LUNCH BREAK 38th ANNIVERSARY – THE LEGACY LIVES ON
The dream of Lunch Break founder Norma Todd in the early 1980s lives on today in the hearts, souls and minds of this organization’s leaders, staff, supporters and volunteers. Now, 38 years later, Mrs. Todd’s call to action for helping the hungry in our community has resulted in more than just a legacy of nourishment for those in need.
Lunch Break’s 38th anniversary is a culmination of the efforts begun in 1983 by Mrs. Todd, who was struck by the problem of hunger in her own backyard. In January of that year, Mrs. Todd and 34 others gathered at the Friends Meeting House in Shrewsbury to discuss the issue of hunger in Monmouth County. They committed themselves to helping community members who found it difficult to provide the basics for their family by raising funds and recruiting volunteers. That commitment flourished into a “community center” at 121 Drs. James Parker Boulevard in Red Bank – a place filled with hope, which clients and volunteers call home.
The architects of this blossoming self-sufficiency program strived to establish a refuge for those reflectively distressed by history’s watershed moments that uprooted entire communities: severe economic recessions, natural disasters the likes of hurricanes, viral pandemics. Lunch Break’s service has seen its fair share of all three extreme examples in the past 10 years alone, from 2010 to 2020.
“What Mrs. Todd and the early volunteers created out of love for their neighbors is actually a great love story and I’m so excited there is interest for others to know about those early days. There was a movement, a call to action, to meet a need in the community to feed the hungry,” says Mrs. Love. “And from that labor of love developed an awareness of other challenges that existed to be met.”
She continues: “Lunch Break stepped up to provide help.”
Lunch Break took further shape in March 1983, when Reverend Terence Rosheuvel provided the basement of St. Thomas Episcopal Church in Red Bank to serve hot lunches. For a short time in 1985, Lunch Break moved its operations to the Masonic Temple on West Bergen Place. The following year, through combined efforts of many contributors and generous donors, Lunch Break opened the doors to its permanent home in Red Bank in 1986.

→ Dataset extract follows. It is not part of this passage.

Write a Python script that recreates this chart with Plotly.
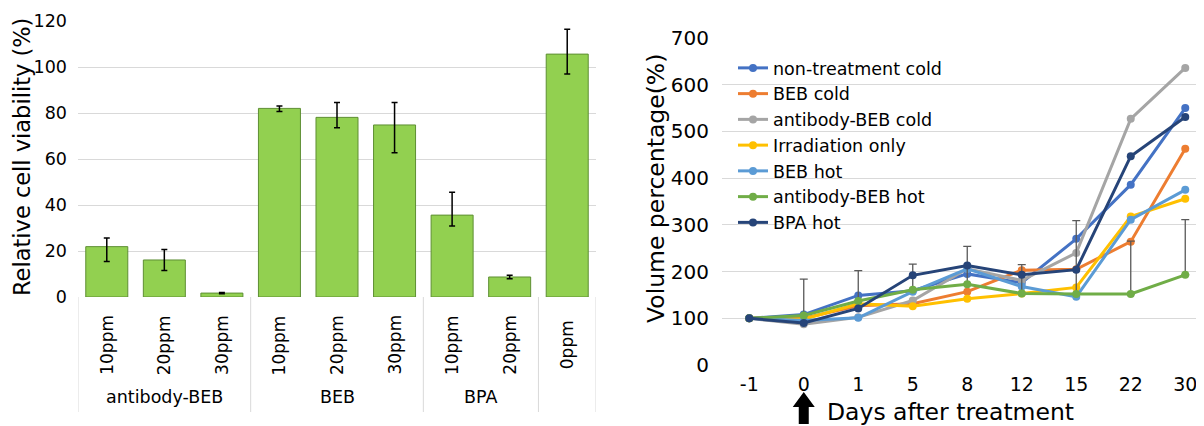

Integral to establishing Lunch Break’s spiritual framework and selfless philosophies, Rosheuvel was honored with the Norma Todd Service Award, presented to him by Mrs. Todd’s daughter Cynthia and granddaughter Rikki, at the organization’s 2018 Fall Gala.
During Lunch Break’s formative years, Rosheuvel wrote in his 1988 book “Loaves and Fishes: the Lunch Break Story”:
“Lunch Break — and indeed anything that genuinely brings people together – has a value far greater than its size or its almost accidental history might suggest. It represents the hope that we can rehumanize our society and begin to reestablish the social values that have all but disappeared.”
Mrs. Todd passed away in April 2008, passing her legacy of love and determination on to the many who continue in her path.
A lifelong humanitarian, Mrs. Todd’s compassion for others was not reserved solely for her Monmouth County patrons, as her empathy spanned the globe. Her husband, James Todd, had been among the first African-American officers in the United States Foreign Service in the 1940s; the position came with a constant call to travel as the Todds had to relocate to fill government posts across the world. Even in regions of harsh conflict, Mrs. Todd always sought solutions for the societal problems she encountered. Her vocation drove her to contribute to managing cholera outbreaks in Egypt, establishing Girl Scout troops in Indonesia and Barbados, and building a school for girls in Zambia.
Today, along with Mrs. Love’s staff, Lunch Break is supported by more than 2,000 annual volunteers. In 2020, the organization served more than 88,000 hot meals, along with 21,000 pickups from Client Choice pantry. More than 3,000 people were outfitted with clothing from Clara’s Closet, with 7,175 bags of clothing through the outreach program and more than 90 through the Suit-Up program.
From a simple soup kitchen, Lunch Break services now include children’s cooking classes; a Saturday breakfast; a mobile community gardeners’ market; Senior Christmas Luncheon; Womyn’s Worth (women’s mentoring program); Food for Thought male mentorship program, Boys and Girls Clubs of Monmouth County Monthly Birthday Bash; Internet Café; Back to School backpack and school supply drive; Holiday Toy Program; disaster relief support; ESL/literacy classes; and a Life Skills Center focusing on resume and interview coaching and employment assessment.
Thanks to the passion and dedication of Lunch Break volunteers, board members and the generosity of our many donors, Lunch Break continues to build on Norma Todd’s foundation. Its vision is to lead the region as the comprehensive food, nutrition, and life skills resource for community members in need.
Mrs. Love knows that vision is clearly in sight: “By being one-on-one with people – that’s when change occurs and that’s Lunch Break’s greatest strength.”